> **Supplied data**:
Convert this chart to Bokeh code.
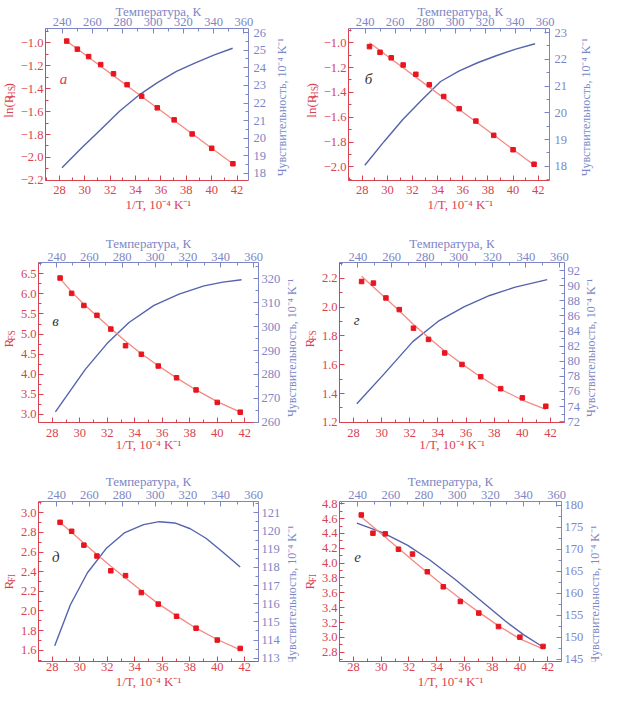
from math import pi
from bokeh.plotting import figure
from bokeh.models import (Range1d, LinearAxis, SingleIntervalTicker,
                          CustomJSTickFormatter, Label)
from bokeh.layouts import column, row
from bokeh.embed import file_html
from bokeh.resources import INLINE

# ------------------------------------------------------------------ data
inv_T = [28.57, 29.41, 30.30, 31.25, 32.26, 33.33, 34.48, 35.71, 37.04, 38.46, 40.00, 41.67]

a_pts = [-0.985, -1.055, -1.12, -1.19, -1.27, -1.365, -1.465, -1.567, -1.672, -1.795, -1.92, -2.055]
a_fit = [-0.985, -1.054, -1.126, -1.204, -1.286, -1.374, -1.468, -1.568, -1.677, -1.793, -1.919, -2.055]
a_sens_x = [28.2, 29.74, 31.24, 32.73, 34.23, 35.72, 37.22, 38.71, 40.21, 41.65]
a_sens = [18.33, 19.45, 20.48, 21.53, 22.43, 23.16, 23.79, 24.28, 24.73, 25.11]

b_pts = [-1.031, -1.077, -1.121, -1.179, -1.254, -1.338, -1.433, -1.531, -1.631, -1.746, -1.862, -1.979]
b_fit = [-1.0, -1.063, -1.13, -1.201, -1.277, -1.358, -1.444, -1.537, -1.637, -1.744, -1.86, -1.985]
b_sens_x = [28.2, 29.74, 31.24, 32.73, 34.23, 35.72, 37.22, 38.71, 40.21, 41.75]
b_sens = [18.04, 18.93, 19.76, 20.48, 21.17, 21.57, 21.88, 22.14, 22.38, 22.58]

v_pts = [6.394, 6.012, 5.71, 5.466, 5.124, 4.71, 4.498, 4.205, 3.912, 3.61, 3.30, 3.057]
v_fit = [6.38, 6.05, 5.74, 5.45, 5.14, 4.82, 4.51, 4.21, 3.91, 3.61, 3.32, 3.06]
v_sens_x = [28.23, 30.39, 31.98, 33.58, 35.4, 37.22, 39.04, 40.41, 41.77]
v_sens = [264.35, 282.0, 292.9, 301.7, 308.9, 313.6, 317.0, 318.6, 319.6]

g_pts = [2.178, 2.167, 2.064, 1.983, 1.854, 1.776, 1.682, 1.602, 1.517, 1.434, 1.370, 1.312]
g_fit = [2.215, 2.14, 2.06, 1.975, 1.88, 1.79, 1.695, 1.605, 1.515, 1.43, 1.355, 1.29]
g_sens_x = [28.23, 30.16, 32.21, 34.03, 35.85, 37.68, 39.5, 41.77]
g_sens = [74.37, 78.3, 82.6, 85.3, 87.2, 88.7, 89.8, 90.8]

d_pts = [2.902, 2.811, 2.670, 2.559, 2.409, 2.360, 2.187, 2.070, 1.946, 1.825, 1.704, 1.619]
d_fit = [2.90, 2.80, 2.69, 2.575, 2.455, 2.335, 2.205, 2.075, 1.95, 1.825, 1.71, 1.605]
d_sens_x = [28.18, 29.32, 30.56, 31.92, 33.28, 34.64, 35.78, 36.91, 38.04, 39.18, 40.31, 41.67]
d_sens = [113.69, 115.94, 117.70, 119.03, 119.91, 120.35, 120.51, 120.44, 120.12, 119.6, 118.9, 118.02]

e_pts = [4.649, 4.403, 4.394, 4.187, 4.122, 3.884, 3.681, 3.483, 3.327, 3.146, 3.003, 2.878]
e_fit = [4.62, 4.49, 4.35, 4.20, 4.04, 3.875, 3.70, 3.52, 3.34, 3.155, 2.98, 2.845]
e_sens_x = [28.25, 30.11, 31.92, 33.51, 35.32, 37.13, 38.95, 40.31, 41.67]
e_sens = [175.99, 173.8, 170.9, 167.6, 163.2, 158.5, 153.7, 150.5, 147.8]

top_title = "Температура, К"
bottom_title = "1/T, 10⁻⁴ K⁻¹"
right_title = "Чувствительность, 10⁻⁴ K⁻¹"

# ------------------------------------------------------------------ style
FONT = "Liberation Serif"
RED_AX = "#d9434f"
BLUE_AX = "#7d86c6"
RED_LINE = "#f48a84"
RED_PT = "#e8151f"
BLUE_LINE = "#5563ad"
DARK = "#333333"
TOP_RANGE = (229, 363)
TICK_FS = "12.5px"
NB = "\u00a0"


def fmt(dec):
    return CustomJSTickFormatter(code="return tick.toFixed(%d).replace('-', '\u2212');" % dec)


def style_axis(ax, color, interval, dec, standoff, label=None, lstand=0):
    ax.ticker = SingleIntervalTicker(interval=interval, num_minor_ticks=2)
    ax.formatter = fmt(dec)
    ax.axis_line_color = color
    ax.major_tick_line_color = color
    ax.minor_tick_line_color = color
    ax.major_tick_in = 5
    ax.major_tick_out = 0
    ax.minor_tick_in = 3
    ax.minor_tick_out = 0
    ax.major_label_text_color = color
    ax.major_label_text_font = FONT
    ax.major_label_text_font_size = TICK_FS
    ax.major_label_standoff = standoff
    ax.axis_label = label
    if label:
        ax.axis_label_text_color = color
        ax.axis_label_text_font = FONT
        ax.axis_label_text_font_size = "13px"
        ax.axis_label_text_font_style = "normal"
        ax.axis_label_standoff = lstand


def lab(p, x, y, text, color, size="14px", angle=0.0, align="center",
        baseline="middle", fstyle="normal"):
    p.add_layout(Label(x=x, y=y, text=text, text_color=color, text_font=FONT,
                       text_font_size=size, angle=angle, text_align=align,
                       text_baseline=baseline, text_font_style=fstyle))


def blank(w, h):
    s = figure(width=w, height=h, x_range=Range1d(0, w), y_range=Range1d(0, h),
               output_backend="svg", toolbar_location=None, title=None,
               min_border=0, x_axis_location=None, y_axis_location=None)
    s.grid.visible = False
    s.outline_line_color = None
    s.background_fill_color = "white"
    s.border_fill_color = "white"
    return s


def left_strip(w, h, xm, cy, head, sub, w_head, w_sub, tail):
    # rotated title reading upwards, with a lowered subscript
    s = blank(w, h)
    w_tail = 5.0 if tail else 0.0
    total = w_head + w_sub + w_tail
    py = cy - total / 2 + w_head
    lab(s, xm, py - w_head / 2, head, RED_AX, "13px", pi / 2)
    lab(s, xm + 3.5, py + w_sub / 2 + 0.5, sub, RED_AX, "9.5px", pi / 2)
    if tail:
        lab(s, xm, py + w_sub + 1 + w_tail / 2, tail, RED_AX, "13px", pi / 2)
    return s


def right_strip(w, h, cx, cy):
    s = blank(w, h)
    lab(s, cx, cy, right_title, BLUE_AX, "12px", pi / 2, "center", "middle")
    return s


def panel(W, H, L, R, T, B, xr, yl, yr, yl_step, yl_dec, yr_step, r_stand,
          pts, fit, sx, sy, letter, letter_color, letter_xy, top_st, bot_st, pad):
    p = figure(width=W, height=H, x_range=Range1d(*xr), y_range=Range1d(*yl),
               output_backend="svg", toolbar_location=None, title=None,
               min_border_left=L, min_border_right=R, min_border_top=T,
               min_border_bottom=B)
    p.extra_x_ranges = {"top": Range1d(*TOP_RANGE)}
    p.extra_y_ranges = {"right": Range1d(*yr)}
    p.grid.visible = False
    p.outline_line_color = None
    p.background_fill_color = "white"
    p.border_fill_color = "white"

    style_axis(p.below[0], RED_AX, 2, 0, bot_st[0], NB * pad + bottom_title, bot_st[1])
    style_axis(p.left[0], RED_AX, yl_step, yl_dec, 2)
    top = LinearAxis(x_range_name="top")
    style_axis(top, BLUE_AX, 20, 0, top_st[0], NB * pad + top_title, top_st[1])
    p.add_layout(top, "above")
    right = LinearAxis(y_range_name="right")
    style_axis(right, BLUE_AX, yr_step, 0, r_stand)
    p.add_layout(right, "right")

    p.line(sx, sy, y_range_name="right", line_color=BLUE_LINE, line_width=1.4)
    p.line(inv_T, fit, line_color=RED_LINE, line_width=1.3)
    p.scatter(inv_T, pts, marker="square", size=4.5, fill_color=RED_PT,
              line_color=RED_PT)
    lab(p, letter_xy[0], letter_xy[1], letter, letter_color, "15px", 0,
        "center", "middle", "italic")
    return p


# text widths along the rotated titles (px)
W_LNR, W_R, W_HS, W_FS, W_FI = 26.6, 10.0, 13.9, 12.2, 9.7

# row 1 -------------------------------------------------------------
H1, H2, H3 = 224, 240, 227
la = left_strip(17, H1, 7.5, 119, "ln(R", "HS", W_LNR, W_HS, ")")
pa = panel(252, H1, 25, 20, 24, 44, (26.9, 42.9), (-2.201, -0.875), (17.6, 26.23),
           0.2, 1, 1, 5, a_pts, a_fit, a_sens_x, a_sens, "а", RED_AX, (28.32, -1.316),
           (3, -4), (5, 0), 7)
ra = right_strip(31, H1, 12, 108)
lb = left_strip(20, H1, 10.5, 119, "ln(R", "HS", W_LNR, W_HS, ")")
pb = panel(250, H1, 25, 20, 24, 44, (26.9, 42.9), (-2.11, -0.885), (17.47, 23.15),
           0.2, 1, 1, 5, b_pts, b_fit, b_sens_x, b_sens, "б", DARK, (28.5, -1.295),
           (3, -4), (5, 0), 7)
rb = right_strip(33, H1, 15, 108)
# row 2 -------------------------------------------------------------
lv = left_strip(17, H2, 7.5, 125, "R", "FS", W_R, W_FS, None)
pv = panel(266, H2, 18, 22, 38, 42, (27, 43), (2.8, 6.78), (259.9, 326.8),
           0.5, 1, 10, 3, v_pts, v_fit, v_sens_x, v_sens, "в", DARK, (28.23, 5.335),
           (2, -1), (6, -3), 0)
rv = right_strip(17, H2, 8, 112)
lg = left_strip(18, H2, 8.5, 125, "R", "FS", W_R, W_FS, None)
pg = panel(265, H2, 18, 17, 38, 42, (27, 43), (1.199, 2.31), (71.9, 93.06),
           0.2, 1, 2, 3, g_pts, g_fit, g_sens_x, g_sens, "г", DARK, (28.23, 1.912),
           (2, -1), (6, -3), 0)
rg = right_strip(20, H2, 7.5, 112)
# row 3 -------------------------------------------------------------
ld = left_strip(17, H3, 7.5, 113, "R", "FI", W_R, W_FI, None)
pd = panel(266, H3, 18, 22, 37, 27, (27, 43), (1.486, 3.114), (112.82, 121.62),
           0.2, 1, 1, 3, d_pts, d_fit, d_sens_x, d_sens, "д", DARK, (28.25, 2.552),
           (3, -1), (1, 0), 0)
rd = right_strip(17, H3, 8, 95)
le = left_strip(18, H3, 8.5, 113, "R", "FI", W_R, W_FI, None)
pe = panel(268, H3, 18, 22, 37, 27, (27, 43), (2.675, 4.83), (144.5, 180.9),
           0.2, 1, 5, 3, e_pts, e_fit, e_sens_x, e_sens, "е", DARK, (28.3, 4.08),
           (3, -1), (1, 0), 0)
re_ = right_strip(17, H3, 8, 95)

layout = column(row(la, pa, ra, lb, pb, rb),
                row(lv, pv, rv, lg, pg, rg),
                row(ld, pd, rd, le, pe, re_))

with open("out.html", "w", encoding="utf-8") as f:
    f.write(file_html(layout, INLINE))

> **Exercise directions**: Transcribe exactly, with no pictures, the lines running from the first line of the material through the line holding "38.46, 40.00, 41.67]".

> **Solved exercise**:
Convert this chart to Bokeh code.
from math import pi
from bokeh.plotting import figure
from bokeh.models import (Range1d, LinearAxis, SingleIntervalTicker,
                          CustomJSTickFormatter, Label)
from bokeh.layouts import column, row
from bokeh.embed import file_html
from bokeh.resources import INLINE

# ------------------------------------------------------------------ data
inv_T = [28.57, 29.41, 30.30, 31.25, 32.26, 33.33, 34.48, 35.71, 37.04, 38.46, 40.00, 41.67]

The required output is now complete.